我们已经清楚地看到,亚里士多德第一个明确地把理论理智和实践理智区别开来,并且据此将灵魂的德性划分为伦理德性和理智德性,这种划分旨在打破苏格拉底学派坚持认为的德性即知识这个强的理智主义的见解。就伦理德性而言,亚里士多德认为,伦理德性与明智(实践理智的德性)是不可分离又相互区别地结合在一起的。这种见解使他成为一个理智主义的道德学家,同时又与康德区别开来。换言之,亚里士多德并不认为我们可以单从实践理性出发就能确立整个道德大厦的基础,正如康德所认为的那样。亚里士多德的实践理智的实现在于获得合乎正确欲求(意愿)的真——这是考虑的任务,但是这个意愿本身是否正确是由伦理德性决定的。不过,严格意义上的伦理德性的实现又依赖于决定选择的好与坏的实践理智的德性,即明智。对亚里士多德而言,意志本身是不可还原为单纯的或纯粹的理智或理性的。由此可见,正是亚里士多德的意志/意愿概念的独特性决定了实践理智的实现(或功能)以及它与伦理德性的微妙关系。正是在这个意义上,我们可以说意志概念是亚里士多德的实践理智的实现之根基。而且,正是对意志的理解的显著差异使得亚里士多德无法提出类似于康德的基于纯粹实践理性的道德观念。

注释:

① 按照亚里士多德研究的学术惯例,在本文的注释和正文中引用的亚里士多德的著作都标以常见的拉丁文标准缩写。《尼各马可伦理学》(Ethica Nicomachea,Nicomachean Ethics)简写为EN,《论灵魂》(De Anima,On the Soul)简写为DA,《前分析篇》(Analytica Priora,Prior Analytics)简写为An.Pr.,《理想国》(Republic)简写为Rep.。为了保持术语翻译上的统一,本文亚里士多德著作的翻译,主要采用亚里士多德全集的标准英译本Barnes,Jonathan(ed.),The Complete Works of Aristotle,two volumes.Princeton:Princeton University Press,1984.当然,在必要的地方,参考了目前一些中译者的翻译。
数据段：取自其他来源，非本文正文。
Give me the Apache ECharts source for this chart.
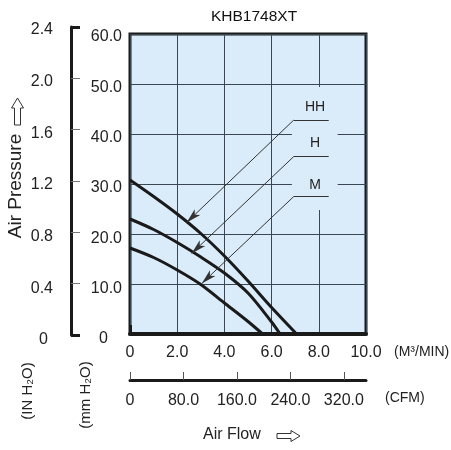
<!DOCTYPE html>
<html>
<head>
<meta charset="utf-8">
<script src="https://cdn.jsdelivr.net/npm/echarts@6/dist/echarts.min.js"></script>
<style>
html,body{margin:0;padding:0;background:#fff}
#container{width:451px;height:450px}
</style>
</head>
<body>
<div id="container"></div>
<script>
// air flow (M3/MIN) / static pressure (mm H2O)
var flowHH = [0, 1, 2, 3, 4, 5, 6, 7.06];
var presHH = [30.8, 27.5, 24.0, 20.1, 15.6, 10.6, 5.3, 0];
var flowH = [0, 1, 2, 3, 4, 5, 6, 6.36];
var presH = [23.0, 20.9, 18.3, 15.4, 12.2, 8.2, 2.4, 0];
var flowM = [0, 1, 2, 3, 4, 5, 5.62];
var presM = [17.2, 15.3, 12.8, 9.9, 6.2, 2.5, 0];

var curveNames = ['HH', 'H', 'M'];
// label anchor, underline height and arrow tip, in data units
var labelAt = [[7.84, 45.4], [7.84, 38.2], [7.84, 29.8]];
var underlineY = [42.8, 35.5, 27.5];
var arrowTip = [[2.40, 22.3], [2.61, 16.1], [3.04, 10.1]];
var underlineX = [6.94, 8.42];

var cfmTicks = [0, 80, 160, 240, 320];
var cfmPerM3 = 35.31;

var bg = '#daebf9';
var ink = '#1a1a1a';
var txt = '#222';
var font = 'Liberation Sans, Arial, sans-serif';

function fmt(v) {
    return v === 0 ? '0' : v.toFixed(1);
}
// left axes print their zero a bit away from the other numbers
function fmtLeft(v) {
    return v === 0 ? '{z|0}' : v.toFixed(1);
}
function pairs(xs, ys) {
    return xs.map(function (x, i) { return [x, ys[i]]; });
}

var dom = document.getElementById('container');
var myChart = echarts.init(dom);

var flows = [flowHH, flowH, flowM];
var press = [presHH, presH, presM];

// light box behind the curve names, hides the grid there
var series = [{
    type: 'line',
    data: [],
    z: 1,
    silent: true,
    markArea: {
        silent: true,
        itemStyle: {color: bg, opacity: 1},
        data: [[{coord: [6.86, 49.4]}, {coord: [8.8, 24.8]}]]
    }
}];

for (var i = 0; i < 3; i++) {
    series.push({
        type: 'line',
        name: curveNames[i],
        data: pairs(flows[i], press[i]),
        smooth: 0.3,
        symbol: 'none',
        lineStyle: {color: ink, width: 3},
        emphasis: {disabled: true},
        markLine: {
            silent: true,
            animation: false,
            symbol: 'none',
            label: {show: false},
            emphasis: {disabled: true},
            lineStyle: {color: '#333', width: 1, type: 'solid'},
            data: [
                [{coord: [underlineX[0], underlineY[i]]}, {coord: [underlineX[1], underlineY[i]]}],
                [{coord: [underlineX[0], underlineY[i]]},
                 {coord: arrowTip[i], symbol: 'arrow', symbolSize: [6, 15]}]
            ]
        },
        markPoint: {
            silent: true,
            animation: false,
            symbol: 'rect',
            symbolSize: 0,
            label: {show: true, position: 'inside', formatter: curveNames[i], color: txt, fontSize: 14, fontFamily: font},
            data: [{coord: labelAt[i]}]
        }
    });
}

var labelStyle = {fontSize: 16, color: txt, fontFamily: font, formatter: fmt};
var hollow = {fill: '#fff', stroke: '#333', lineWidth: 1};

var option = {
    animation: false,
    title: {
        text: 'KHB1748XT',
        left: 206,
        top: 4,
        textStyle: {fontSize: 15.5, fontWeight: 'normal', color: '#111', fontFamily: font}
    },
    grid: [
        {left: 130, top: 34, width: 236, height: 300, show: true, backgroundColor: bg, borderColor: ink, borderWidth: 3},
        {left: 71, top: 27, width: 10, height: 308, show: false},
        // label-only grids, the printed numbers sit a little below their ticks
        {left: 130, top: 37, width: 236, height: 302, show: false},
        {left: 71, top: 30, width: 10, height: 310, show: false}
    ],
    xAxis: [
        {
            type: 'value', gridIndex: 0, min: 0, max: 10, interval: 2, position: 'bottom',
            axisLine: {show: true, onZero: false, lineStyle: {color: ink, width: 4}},
            axisTick: {show: false},
            axisLabel: Object.assign({margin: 11}, labelStyle),
            splitLine: {show: true, lineStyle: {color: '#3a4652', width: 1}}
        },
        {
            type: 'value', gridIndex: 0, min: 0, max: 10 * cfmPerM3, position: 'bottom', offset: 46,
            axisLine: {show: true, onZero: false, lineStyle: {color: ink, width: 3}},
            axisTick: {show: true, inside: true, length: 8, customValues: cfmTicks, lineStyle: {color: '#555', width: 1}},
            axisLabel: Object.assign({margin: 13, customValues: cfmTicks}, labelStyle),
            splitLine: {show: false}
        },
        {
            type: 'value', gridIndex: 0, min: 0, max: 10 * cfmPerM3, position: 'bottom', offset: 46,
            axisLine: {show: false},
            axisTick: {show: true, inside: true, length: 9, customValues: [0], lineStyle: {color: ink, width: 3}},
            axisLabel: {show: false},
            splitLine: {show: false}
        },
        {type: 'value', gridIndex: 1, show: false, min: 0, max: 1},
        {type: 'value', gridIndex: 2, show: false, min: 0, max: 1},
        {type: 'value', gridIndex: 3, show: false, min: 0, max: 1}
    ],
    yAxis: [
        {
            type: 'value', gridIndex: 0, min: 0, max: 60, interval: 10, position: 'left',
            axisLine: {show: false},
            axisTick: {show: false},
            axisLabel: {show: false},
            splitLine: {show: true, lineStyle: {color: '#3a4652', width: 1}}
        },
        {
            type: 'value', gridIndex: 1, min: 0, max: 2.4, interval: 0.4, position: 'left',
            axisLine: {show: true, onZero: false, lineStyle: {color: ink, width: 3}},
            axisTick: {show: true, inside: true, length: 9, lineStyle: {color: '#777', width: 1}},
            axisLabel: {show: false},
            splitLine: {show: false}
        },
        {
            type: 'value', gridIndex: 1, min: 0, max: 2.4, position: 'left',
            axisLine: {show: false},
            axisTick: {show: true, inside: true, length: 9, customValues: [0, 2.4], lineStyle: {color: ink, width: 3}},
            axisLabel: {show: false},
            splitLine: {show: false}
        },
        {
            type: 'value', gridIndex: 2, min: 0, max: 60, interval: 10, position: 'left',
            axisLine: {show: false}, axisTick: {show: false}, splitLine: {show: false},
            axisLabel: Object.assign({}, labelStyle, {margin: 8, formatter: fmtLeft,
                rich: {z: {fontSize: 16, color: txt, fontFamily: font, padding: [0, 14, 0, 0]}}})
        },
        {
            type: 'value', gridIndex: 3, min: 0, max: 2.4, interval: 0.4, position: 'left',
            axisLine: {show: false}, axisTick: {show: false}, splitLine: {show: false},
            axisLabel: Object.assign({}, labelStyle, {margin: 18, formatter: fmtLeft,
                rich: {z: {fontSize: 16, color: txt, fontFamily: font, padding: [0, 5, 0, 0]}}})
        }
    ],
    graphic: [
        {type: 'text', left: 394, top: 345, style: {text: '(M³/MIN)', font: '14px ' + font, fill: txt}},
        {type: 'text', left: 385, top: 391, style: {text: '(CFM)', font: '14px ' + font, fill: txt}},
        {type: 'text', left: 203, top: 427, style: {text: 'Air Flow', font: '16px ' + font, fill: txt}},
        {type: 'polygon', shape: {points: [[277, 433.5], [291, 433.5], [291, 430.5], [300, 436], [291, 441.5], [291, 438.5], [277, 438.5]]}, style: hollow},
        {type: 'text', x: 16, y: 186, rotation: Math.PI / 2, style: {
            text: 'Air Pressure', align: 'center', verticalAlign: 'middle', font: '19px ' + font, fill: txt}},
        {type: 'polygon', shape: {points: [[14.5, 125], [14.5, 108], [11.5, 108], [17.5, 98], [23.5, 108], [20.5, 108], [20.5, 125]]}, style: hollow},
        {type: 'text', x: 28, y: 391, rotation: Math.PI / 2, style: {
            text: '(IN H₂O)', align: 'center', verticalAlign: 'middle', font: '15px ' + font, fill: txt}},
        {type: 'text', x: 86, y: 395, rotation: Math.PI / 2, style: {
            text: '(mm H₂O)', align: 'center', verticalAlign: 'middle', font: '15px ' + font, fill: txt}}
    ],
    series: series
};
myChart.setOption(option, true);
</script>
</body>
</html>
② 在亚里士多德那里,“属人的善”和“人的善”是不同的。亚里士多德用前者指人可实现和可获得的一切善,包括外在的、身体的和灵魂的善;后者指为人所特有或典型具有的善,也就是灵魂的善,更确切地说,是灵魂的理性部分的善。

③ “εκoυσιoν”和“βoυλησιs”这两个词,英译者通常分别译为“voluntary”和“wish”,廖申白据此译为“出自意愿的”和“希望”。但是,值得注意的是,根据亚里士多德的论述,我们知道出于单纯欲望或情感的行为也属于自愿的行为,而属于“βoυλησιs”一词的行为总是包含或涉及理智的某种意向性活动。显然,“εκoυσιoν”一词相当于中文“情愿的”;而“βoυλησιs”一词更近于意愿/意志的概念,尽管大多出于“wish(希望/愿望)”的行为都属于意志行为,但是反之则未必,比如按照亚氏的看法,选择这种意志行为就比单纯的希望或意愿包含更多规定。